What is COUNTDOWN?
The COUNTDOWN consortium was formed in 2014 and is a research programme consortium funded by The Research and Evidence Division (RED) of The Department for International Development (DFID). Neglected Tropical Disease (NTD) researchers, policy makers, practitioners and Implementation Research specialists, from the UK, USA and Africa, have come together to generate knowledge about the realities of increasing the reach of NTD treatment, in different contexts. It is dedicated to investigating cost-effective, scale-up and sustainable solutions, necessary to control and eliminate the seven most common Neglected Tropical Diseases by 2020.
The COUNTDOWN research consortium is funded by the UK's Department for International Development(DFID) which was created in 1997 to assist in tackling world poverty.
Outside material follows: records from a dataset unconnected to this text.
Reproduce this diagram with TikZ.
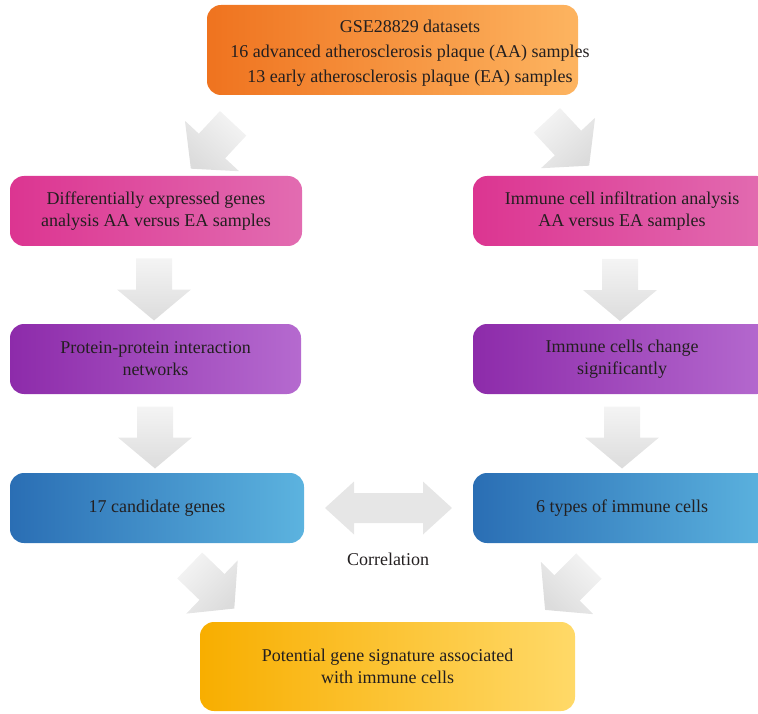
\documentclass[tikz,border=0pt]{standalone}
\usepackage{fontspec}
\setmainfont{Liberation Serif}
\usetikzlibrary{calc}
\definecolor{orL}{HTML}{EF731F}
\definecolor{orR}{HTML}{FDB460}
\definecolor{pkL}{HTML}{DC3591}
\definecolor{pkR}{HTML}{E26CB1}
\definecolor{puL}{HTML}{8D2BAA}
\definecolor{puR}{HTML}{B56ACF}
\definecolor{blL}{HTML}{2A6EB4}
\definecolor{blR}{HTML}{5CB3DF}
\definecolor{yeL}{HTML}{F8AE00}
\definecolor{yeR}{HTML}{FFD968}
\definecolor{txt}{HTML}{231F20}
\definecolor{arLight}{HTML}{F4F4F4}
\definecolor{arDark}{HTML}{DCDCDC}
\tikzset{
  box/.style={rounded corners=14pt, inner sep=0pt, align=center, text=txt},
  barrow/.pic={
    \pgfmathsetmacro\arrowshadeangle{#1+90}
    \shade[rotate=#1, left color=arLight, right color=arDark, shading angle=\arrowshadeangle]
      (-31,-18) -- (0,-18) -- (0,-37) -- (31,0) -- (0,37) -- (0,18) -- (-31,18) -- cycle;
  },
  darrow/.pic={
    \shade[left color=arDark!60!arLight, middle color=arDark, right color=arDark!60!arLight]
      (-63.5,0) -- (-34.5,-26.5) -- (-34.5,-15) -- (34.5,-15) -- (34.5,-26.5) -- (63.5,0)
      -- (34.5,26.5) -- (34.5,15) -- (-34.5,15) -- (-34.5,26.5) -- cycle;
  }
}
\begin{document}
\begin{tikzpicture}[x=1pt, y=-1pt, font=\fontsize{18}{22}\selectfont]
\useasboundingbox (0,0) rectangle (758,714);
\clip (0,0) rectangle (758,714);

% boxes
\node[box, minimum width=371pt, minimum height=90pt, left color=orL, right color=orR] (top) at (392.5,50) {};
\node[align=center, text=txt, inner sep=0pt, font=\fontsize{18}{25}\selectfont] (toptext) at (410,53)
  {GSE28829 datasets\\16 advanced atherosclerosis plaque (AA) samples\\13 early atherosclerosis plaque (EA) samples};

\node[box, minimum width=292pt, minimum height=70pt, left color=pkL, right color=pkR] (deg) at (156,211)
  {Differentially expressed genes\\analysis AA versus EA samples};
\node[box, minimum width=298pt, minimum height=70pt, left color=pkL, right color=pkR] (ici) at (622,211)
  {Immune cell infiltration analysis\\AA versus EA samples};

\node[box, minimum width=291pt, minimum height=70pt, left color=puL, right color=puR] (ppi) at (155.5,359)
  {Protein-protein interaction\\networks};
\node[box, minimum width=298pt, minimum height=70pt, left color=puL, right color=puR] (icc) at (622,359)
  {Immune cells change\\significantly};

\node[box, minimum width=294pt, minimum height=70pt, left color=blL, right color=blR] (cand) at (157,508)
  {17 candidate genes};
\node[box, minimum width=298pt, minimum height=70pt, left color=blL, right color=blR] (types) at (622,508)
  {6 types of immune cells};

\node[box, minimum width=375pt, minimum height=89pt, left color=yeL, right color=yeR] (sig) at (387.5,666.5)
  {Potential gene signature associated\\with immune cells};

% block arrows
\pic at (212,146) {barrow=-133};
\pic at (568,143) {barrow=-47};
\pic at (154,289.5) {barrow=-90};
\pic at (620,290) {barrow=-90};
\pic at (155,437.5) {barrow=-90};
\pic at (622,437.5) {barrow=-90};
\pic at (212,587) {barrow=-44};
\pic at (567,588) {barrow=-135};
\pic at ($(cand.east)!0.5!(types.west)$) {darrow};

\node[text=txt, inner sep=0pt, anchor=base] (corr) at (388,565) {Correlation};
\end{tikzpicture}
\end{document}
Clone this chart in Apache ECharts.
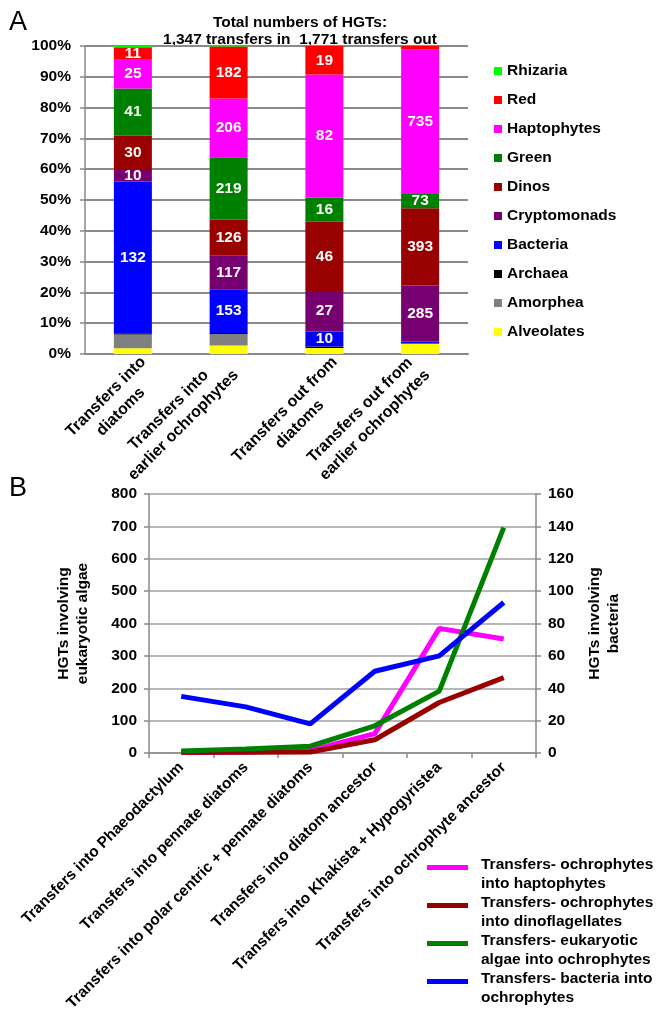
<!DOCTYPE html>
<html><head><meta charset="utf-8">
<script src="https://cdn.jsdelivr.net/npm/echarts@6/dist/echarts.min.js"></script>
<style>html,body{margin:0;padding:0;background:#fff}#c{width:657px;height:1015px}</style>
</head><body><div id="c"></div>
<script>
// ---------- Panel A data (counts; stacked bottom -> top) ----------
const catsA = ['Transfers into\ndiatoms', 'Transfers into\nearlier ochrophytes', 'Transfers out from\ndiatoms', 'Transfers out from\nearlier ochrophytes'];
const alveolates   = [5, 30, 4, 52];
const amorphea     = [12, 40, 0, 0];
const archaea      = [1, 4, 1, 2];
const bacteria     = [132, 153, 10, 9];
const cryptomonads = [10, 117, 27, 285];
const dinos        = [30, 126, 46, 393];
const green        = [41, 219, 16, 73];
const haptophytes  = [25, 206, 82, 735];
const red          = [11, 182, 19, 17];
const rhizaria     = [1, 2, 0, 0];
const titleA = 'Total numbers of HGTs:\n1,347 transfers in  1,771 transfers out';

// ---------- Panel B data ----------
const catsB = ['Transfers into Phaeodactylum', 'Transfers into pennate diatoms', 'Transfers into polar centric + pennate diatoms', 'Transfers into diatom ancestor', 'Transfers into Khakista + Hypogyristea', 'Transfers into ochrophyte ancestor'];
const ochroIntoHapto = [1, 3, 8, 60, 385, 352];
const ochroIntoDino  = [2, 2, 3, 41, 156, 233];
const eukIntoOchro   = [6, 12, 21, 84, 191, 696];
const bactIntoOchro  = [35, 28.5, 18, 50.5, 60, 93];

const FONT = "'Liberation Sans', Arial, sans-serif";
const seriesA = [
  {name: 'Alveolates', data: alveolates, color: '#FFFF00', lab: false},
  {name: 'Amorphea', data: amorphea, color: '#808080', lab: false},
  {name: 'Archaea', data: archaea, color: '#000000', lab: false},
  {name: 'Bacteria', data: bacteria, color: '#0000FF', lab: true},
  {name: 'Cryptomonads', data: cryptomonads, color: '#770070', lab: true},
  {name: 'Dinos', data: dinos, color: '#990000', lab: true},
  {name: 'Green', data: green, color: '#008000', lab: true},
  {name: 'Haptophytes', data: haptophytes, color: '#FF00FF', lab: true},
  {name: 'Red', data: red, color: '#FF0000', lab: true},
  {name: 'Rhizaria', data: rhizaria, color: '#00FF00', lab: false}
];
const totals = catsA.map((c, i) => seriesA.reduce((s, d) => s + d.data[i], 0));

const labelStyleA = {fontFamily: FONT, fontWeight: 'bold', fontSize: 16, color: '#000', lineHeight: 21};
const labelWidthsA = [83, 149, 119, 149];
const richA = {};
labelWidthsA.forEach((w, i) => { richA['w' + i] = Object.assign({width: w, align: 'center'}, labelStyleA); });
richA.sp = {height: 28, fontSize: 2};

const chart = echarts.init(document.getElementById('c'), null, {renderer: 'canvas'});
const boldLbl = {fontFamily: FONT, fontWeight: 'bold', fontSize: 15.5, color: '#000'};

const option = {
  animation: false,
  backgroundColor: '#fff',
  textStyle: {fontFamily: FONT},
  graphic: [
    {type: 'text', x: 9, y: 9, style: {text: 'A', fontFamily: FONT, fontSize: 27, fill: '#000', align: 'left', verticalAlign: 'top'}},
    {type: 'text', x: 9, y: 475, style: {text: 'B', fontFamily: FONT, fontSize: 27, fill: '#000', align: 'left', verticalAlign: 'top'}},
    {type: 'text', x: 300, y: 14, style: {text: titleA, fontFamily: FONT, fontWeight: 'bold', fontSize: 15.5, lineHeight: 17, fill: '#000', align: 'center', verticalAlign: 'top'}}
  ],
  legend: [
    {
      orient: 'vertical', left: 494, top: 63, padding: 0, itemWidth: 8, itemHeight: 8, itemGap: 13, icon: 'rect',
      data: seriesA.slice().reverse().map(s => s.name),
      textStyle: Object.assign({lineHeight: 16}, boldLbl)
    },
    {
      orient: 'vertical', left: 427, top: 855, padding: 0, itemWidth: 49, itemHeight: 38, itemGap: 0,
      icon: 'path://M0,10H41V15H0Z M0,0 M49,38',
      data: ['Transfers- ochrophytes\ninto haptophytes', 'Transfers- ochrophytes\ninto dinoflagellates', 'Transfers- eukaryotic\nalgae into ochrophytes', 'Transfers- bacteria into\nochrophytes'],
      textStyle: Object.assign({lineHeight: 19}, boldLbl)
    }
  ],
  grid: [
    {left: 85, right: 189, top: 46, bottom: 661},
    {left: 149, right: 121, top: 494, bottom: 262}
  ],
  xAxis: [
    {
      type: 'category', gridIndex: 0, data: catsA,
      axisLine: {lineStyle: {color: '#8a8a8a', width: 2}},
      axisTick: {show: false},
      axisLabel: {
        interval: 0, rotate: 45, margin: 11, verticalAlign: 'middle', align: 'right',
        formatter: (v, i) => {
          const parts = v.split('\n');
          const body = parts.map(p => '{w' + i + '|' + p + '}').join('\n');
          return (i === 0 || i === 2) ? '{sp| }\n' + body : body;
        },
        rich: richA
      }
    },
    {
      type: 'category', gridIndex: 1, data: catsB, boundaryGap: true,
      axisLine: {lineStyle: {color: '#8a8a8a', width: 1.5}},
      axisTick: {show: true, length: 5, lineStyle: {color: '#8a8a8a', width: 1.5}},
      axisLabel: Object.assign({interval: 0, rotate: 45, margin: 12}, boldLbl)
    }
  ],
  yAxis: [
    {
      type: 'value', gridIndex: 0, min: 0, max: 1, interval: 0.1,
      axisLine: {show: true, lineStyle: {color: '#8a8a8a', width: 1.5}},
      axisTick: {show: true, length: 5, lineStyle: {color: '#8a8a8a', width: 1.5}},
      splitLine: {lineStyle: {color: '#8a8a8a', width: 2}},
      axisLabel: Object.assign({margin: 14, formatter: v => Math.round(v * 100) + '%'}, boldLbl)
    },
    {
      type: 'value', gridIndex: 1, min: 0, max: 800, interval: 100, position: 'left',
      name: 'HGTs involving\neukaryotic algae', nameLocation: 'middle', nameGap: 57,
      nameTextStyle: Object.assign({lineHeight: 19}, boldLbl),
      axisLine: {show: true, lineStyle: {color: '#8a8a8a', width: 1.5}},
      axisTick: {show: true, length: 5, lineStyle: {color: '#8a8a8a', width: 1.5}},
      splitLine: {lineStyle: {color: '#a0a0a0', width: 1.5}},
      axisLabel: Object.assign({margin: 12}, boldLbl)
    },
    {
      type: 'value', gridIndex: 1, min: 0, max: 160, interval: 20, position: 'right',
      name: 'HGTs involving\nbacteria', nameLocation: 'middle', nameGap: 42,
      nameTextStyle: Object.assign({lineHeight: 19}, boldLbl),
      axisLine: {show: true, lineStyle: {color: '#8a8a8a', width: 1.5}},
      axisTick: {show: true, length: 5, lineStyle: {color: '#8a8a8a', width: 1.5}},
      splitLine: {show: false},
      axisLabel: Object.assign({margin: 12}, boldLbl)
    }
  ],
  series: [
    ...seriesA.map(s => ({
      type: 'bar', name: s.name, stack: 'a', xAxisIndex: 0, yAxisIndex: 0, barWidth: 38,
      itemStyle: {color: s.color},
      data: s.data.map((v, i) => v / totals[i]),
      label: {
        show: s.lab, position: 'inside', color: '#fff', fontFamily: FONT, fontWeight: 'bold', fontSize: 15.5,
        formatter: p => (p.value > 0.025 ? String(s.data[p.dataIndex]) : '')
      }
    })),
    {type: 'line', name: 'Transfers- ochrophytes\ninto haptophytes', xAxisIndex: 1, yAxisIndex: 1, data: ochroIntoHapto, symbol: 'none', lineStyle: {width: 5, color: '#FF00FF'}, itemStyle: {color: '#FF00FF'}},
    {type: 'line', name: 'Transfers- ochrophytes\ninto dinoflagellates', xAxisIndex: 1, yAxisIndex: 1, data: ochroIntoDino, symbol: 'none', lineStyle: {width: 5, color: '#990000'}, itemStyle: {color: '#990000'}},
    {type: 'line', name: 'Transfers- eukaryotic\nalgae into ochrophytes', xAxisIndex: 1, yAxisIndex: 1, data: eukIntoOchro, symbol: 'none', lineStyle: {width: 5, color: '#008000'}, itemStyle: {color: '#008000'}},
    {type: 'line', name: 'Transfers- bacteria into\nochrophytes', xAxisIndex: 1, yAxisIndex: 2, data: bactIntoOchro, symbol: 'none', lineStyle: {width: 5, color: '#0000FF'}, itemStyle: {color: '#0000FF'}}
  ]
};
chart.setOption(option);
</script>
</body></html>
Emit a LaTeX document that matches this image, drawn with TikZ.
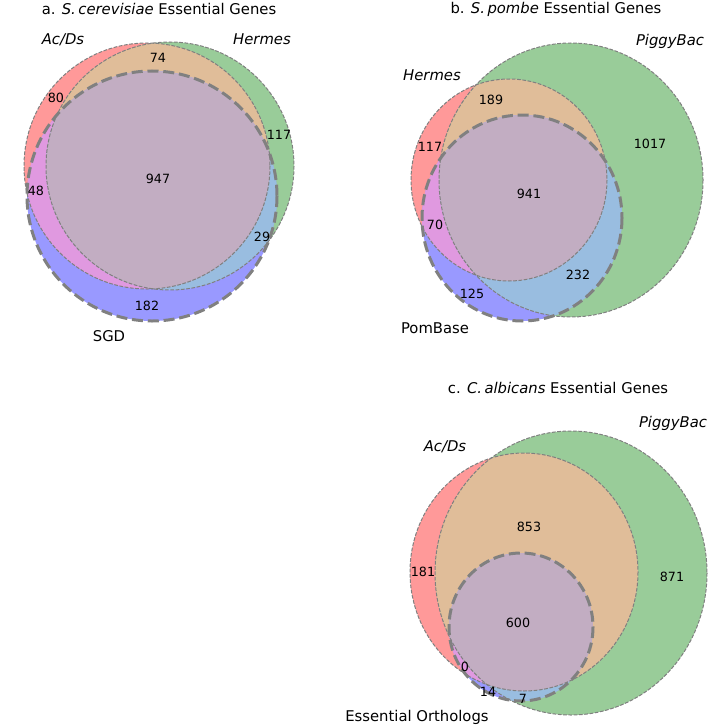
\documentclass[tikz,border=0pt]{standalone}
\usepackage{fontspec}
\setmainfont{DejaVu Sans}
\usepackage{tikz}

\definecolor{vennA}{RGB}{255,153,153}
\definecolor{vennB}{RGB}{153,204,153}
\definecolor{vennC}{RGB}{153,153,255}
\definecolor{vennAB}{RGB}{224,189,153}
\definecolor{vennAC}{RGB}{224,153,224}
\definecolor{vennBC}{RGB}{153,189,224}
\definecolor{vennABC}{RGB}{194,173,194}

\begin{document}
\begin{tikzpicture}[x=1pt,y=-1pt,
        setline/.style={gray, line width=1pt, dash pattern=on 3.7pt off 1.6pt},
        refline/.style={gray, line width=3pt, dash pattern=on 11pt off 4.8pt},
        num/.style={font=\fontsize{12.7}{14}\selectfont},
        setname/.style={font=\fontsize{14.8}{16}\selectfont\itshape},
        refname/.style={font=\fontsize{14.8}{16}\selectfont},
        heading/.style={font=\fontsize{14.8}{16}\selectfont}]
        \useasboundingbox (0,0) rectangle (709,725);
        %\draw[step=50,black,thin] (0,0) grid (709,725);

        % a. S. cerevisiae
        \coordinate (acdsa) at (147,166);
        \coordinate (hermesa) at (170,166);
        \coordinate (sgd) at (152,196);
        \fill[vennA] (acdsa) circle [radius=123];
        \fill[vennB] (hermesa) circle [radius=124];
        \fill[vennC] (sgd) circle [radius=125];
        \begin{scope}
            \clip (acdsa) circle [radius=123];
            \fill[vennAB] (hermesa) circle [radius=124];
            \fill[vennAC] (sgd) circle [radius=125];
        \end{scope}
        \begin{scope}
            \clip (hermesa) circle [radius=124];
            \fill[vennBC] (sgd) circle [radius=125];
        \end{scope}
        \begin{scope}
            \clip (acdsa) circle [radius=123];
            \clip (hermesa) circle [radius=124];
            \fill[vennABC] (sgd) circle [radius=125];
        \end{scope}
        \draw[setline] (acdsa) circle [radius=123];
        \draw[setline] (hermesa) circle [radius=124];
        \draw[refline] (sgd) circle [radius=125];

        \node[heading] (titlea) at (159,9) {a. \textit{S.\,cerevisiae} Essential Genes};
        \node[setname] (acdsnamea) at (63,40) {Ac/Ds};
        \node[setname] (hermesnamea) at (262,39) {Hermes};
        \node[refname] (sgdname) at (109,336) {SGD};
        \node[num] (a74) at (158,58) {74};
        \node[num] (a80) at (56,98) {80};
        \node[num] (a117) at (279,135) {117};
        \node[num] (a947) at (158,179) {947};
        \node[num] (a48) at (36,191) {48};
        \node[num] (a29) at (262,237) {29};
        \node[num] (a182) at (147,306) {182};

        % b. S. pombe
        \coordinate (hermesb) at (509,180);
        \coordinate (piggyb) at (571,180);
        \coordinate (pombase) at (522,218);
        \fill[vennA] (hermesb) ellipse [x radius=98, y radius=101];
        \fill[vennB] (piggyb) ellipse [x radius=132, y radius=137];
        \fill[vennC] (pombase) ellipse [x radius=100, y radius=103];
        \begin{scope}
            \clip (hermesb) ellipse [x radius=98, y radius=101];
            \fill[vennAB] (piggyb) ellipse [x radius=132, y radius=137];
            \fill[vennAC] (pombase) ellipse [x radius=100, y radius=103];
        \end{scope}
        \begin{scope}
            \clip (piggyb) ellipse [x radius=132, y radius=137];
            \fill[vennBC] (pombase) ellipse [x radius=100, y radius=103];
        \end{scope}
        \begin{scope}
            \clip (hermesb) ellipse [x radius=98, y radius=101];
            \clip (piggyb) ellipse [x radius=132, y radius=137];
            \fill[vennABC] (pombase) ellipse [x radius=100, y radius=103];
        \end{scope}
        \draw[setline] (hermesb) ellipse [x radius=98, y radius=101];
        \draw[setline] (piggyb) ellipse [x radius=132, y radius=137];
        \draw[refline] (pombase) ellipse [x radius=100, y radius=103];

        \node[heading] (titleb) at (556,9) {b. \textit{S.\,pombe} Essential Genes};
        \node[setname] (piggynameb) at (670,41) {PiggyBac};
        \node[setname] (hermesnameb) at (432,75) {Hermes};
        \node[refname] (pombasename) at (435,328) {PomBase};
        \node[num] (b189) at (491,100) {189};
        \node[num] (b117) at (430,147) {117};
        \node[num] (b1017) at (650,144) {1017};
        \node[num] (b941) at (529,194) {941};
        \node[num] (b70) at (435,225) {70};
        \node[num] (b232) at (578,275) {232};
        \node[num] (b125) at (472,294) {125};

        % c. C. albicans
        \coordinate (acdsc) at (524,572);
        \coordinate (piggyc) at (571,573);
        \coordinate (orthologs) at (521,627);
        \fill[vennA] (acdsc) ellipse [x radius=114, y radius=119];
        \fill[vennB] (piggyc) ellipse [x radius=136, y radius=142];
        \fill[vennC] (orthologs) ellipse [x radius=72, y radius=74];
        \begin{scope}
            \clip (acdsc) ellipse [x radius=114, y radius=119];
            \fill[vennAB] (piggyc) ellipse [x radius=136, y radius=142];
            \fill[vennAC] (orthologs) ellipse [x radius=72, y radius=74];
        \end{scope}
        \begin{scope}
            \clip (piggyc) ellipse [x radius=136, y radius=142];
            \fill[vennBC] (orthologs) ellipse [x radius=72, y radius=74];
        \end{scope}
        \begin{scope}
            \clip (acdsc) ellipse [x radius=114, y radius=119];
            \clip (piggyc) ellipse [x radius=136, y radius=142];
            \fill[vennABC] (orthologs) ellipse [x radius=72, y radius=74];
        \end{scope}
        \draw[setline] (acdsc) ellipse [x radius=114, y radius=119];
        \draw[setline] (piggyc) ellipse [x radius=136, y radius=142];
        \draw[refline] (orthologs) ellipse [x radius=72, y radius=74];

        \node[heading] (titlec) at (558,388) {c. \textit{C.\,albicans} Essential Genes};
        \node[setname] (piggynamec) at (673,423) {PiggyBac};
        \node[setname] (acdsnamec) at (445,447) {Ac/Ds};
        \node[refname] (orthname) at (417,717) {Essential Orthologs};
        \node[num] (c853) at (529,527) {853};
        \node[num] (c181) at (423,572) {181};
        \node[num] (c871) at (672,577) {871};
        \node[num] (c600) at (518,623) {600};
        \node[num] (c0) at (465,667) {0};
        \node[num] (c14) at (488,692) {14};
        \node[num] (c7) at (523,699) {7};
\end{tikzpicture}
\end{document}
DFIF is committed to administering overseas aid and taking action to achieve the United Nation's Millennium Development Goals.
1. Consolidating Evidence
This theme will bring together all existing Neglected Tropical Disease (NTD) literature in one consistent and convenient place. The aim is to make it simpler, clearer and faster for decision makers to find information.
2. Social Sciences Approaches
COUNTDOWN is investigating how different factors within the health system help or hinder the scale-up of Mass Drug Administration (MDA) for NTDs.
3. Health Economics
The health economics theme assesses the efficiency, fairness and value-for-money of NTD programmes by conducting household-level micro-economic surveys.
4. Integrating Complimentary Strategies
The integrating complimentary strategies theme recognises that the scale-up of MDA for NTDs alone is not enough to achieve the London Declaration 2020 targets. This theme will examine how additional strategies such as vector control, the provision of sanitation and hygiene, new tools, capacity building and better health awareness might accelerate progress toward these goals.
5. Scale-up of treatment for Schistosomiasis and Soil Transmitted Helminths
COUNTDOWN examines how factors such as the expansion of MDA and the integration of community led total sanitation could help the rapid scale-up of treatment for snail fever and intestinal worms, which is required to achieve the 2020 targets.
Where we work?
The CouNTDown Programm is currently conducting research in four African countries: Cameroon, Ghana, Nigeria and Liberia. Each country reflects a different level of health expenditure, diversity in disease ecologies and NTD skills, experience and programme implementation.
COUNTDOWN in Cameroon
The programme was launched in Cameroon on the 9th of October 2015 and was presided by the Minister of Public Health, His Excellency the Minister, André Mama Fouda.
There have been some advancements made in Cameroon around scaling up NTDs control interventions, which has led to an increase in the number of people being treated for some neglected tropical diseases. In 2014, 10.6 million people were treated for lymphatic filariasis and onchocerciasis, 2.8 million for schistosomiasis, and 8.3 million for soil-transmitted helminthiasis. Albeit the advancements being made, there are still many bottlenecks which need to be addressed if we are to meet our WHO target of eliminating these diseases by 2020.
The main aspects of the COUNTDOWN project in Cameroon will involve:
- Extending praziquantel treatment for schistosomiasis to all populations in need, especially pre-school aged children and pregnant women, and establish biannual treatment in school aged children.
- Extending treatment in onchocerciasis hypo-endemic areas and explore alternative treatment strategies where lymphatic filariasis and onchocerciasis are co-endemic with Loa loa.
- Sharing learning on state-of-the-art diagnostics, epidemiology, and social sciences with other COUNTDOWN countries to build a strong consortium in West and Central Africa.
The implementing partners for COUNTDOWN in Cameroon are the Neglected Tropical Disease Programme in the Ministry of Health and the University of Buea under the leadership of Professor Louis-Albert Tchuem Tchuenté and Professor Samuel Wandji respectively.